What is scary (in 2023 especially) is the thought of surviving Nazis going back in time to change the outcome of the war. But the film’s use of its premise isn’t as good as the premise itself. The movie spends a lot of time driving to the fireworks factory only to set off a fraction of the fireworks it should when it arrives there. For an entry with a series-long runtime of over two hours and thirty minutes, it doesn’t use all that time as well as it should. That results in an ending that is not especially satisfying.
There are also basic storytelling mistakes that are so obvious they’re inexplicable. Great moments you think are being obviously foreshadowed don’t get payoffs. Meanwhile important moments that should be foreshadowed aren’t. There’s simply more promise in this script than there is payoff. If only someone could use the Dial of Destiny to go back and give the screenplay another pass…
So why isn’t the movie outright bad if it has so many problems? For one, none of its issues are true disasters. They all have a high floor that tend to go no lower level than mediocre rather than being outright awful. But more importantly, the film has a lot of great elements, too.

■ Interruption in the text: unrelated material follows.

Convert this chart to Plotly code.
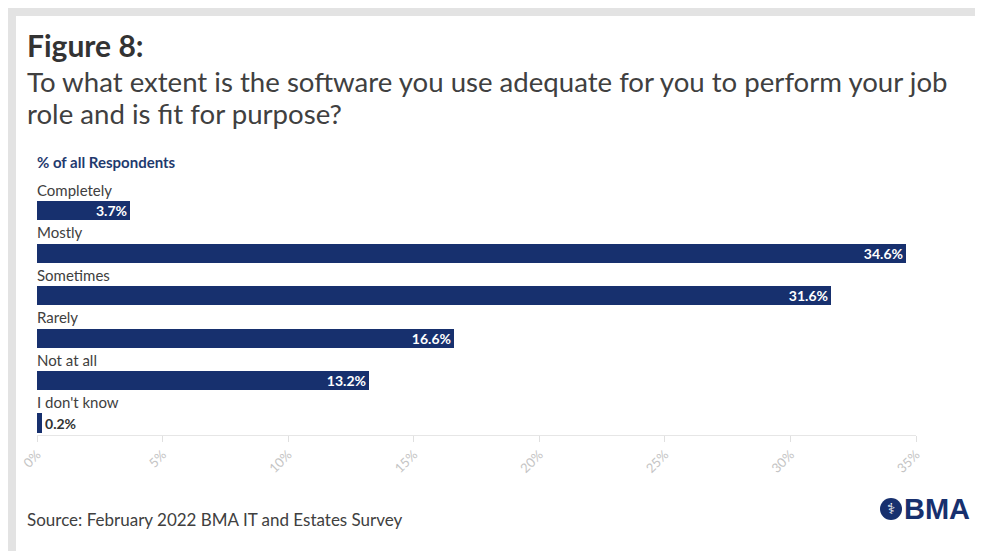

The first 25 minutes (set in 1945) are among the best in Indiana Jones history. If the whole film matched the quality of its start, we’d be discussing this as the best entry ever. There are also other sequences, like a lengthy chase through Tangier in Morocco, that is everything you’d want from one of these movies. The Dial of Destiny also features what might be the best de-aging in Hollywood history, a technological feat that genuinely enhances the plot. And its callbacks and Easter eggs to previous films never feel forced or overwrought. It not only gives us the right amount of them, they all feel like well-earned rewards for loving these movies rather than fan service.
And, even if we don’t like seeing him sad, its always fun spending time with Dr. Henry Jones Jr. Especially when Harrison Ford’s moving performance shows how much he clearly still cares loves the character and these movies. Indy might be heartbroken, but there’s still a lot of heart left in him. That comes across throughout the film and makes it better. It just would have been a lot more fun to see him again under better circumstances.
For some viewers that serious tone will be too much for the movie’s successful elements to overcome. For others it will absolutely work. They’ll love getting a new type of Indiana Jones story, one that is meaningfully different than the other four. But for most it will just make for an okay viewing, which is exactly what Indiana Jones and The Dial of Destiny ultimately is.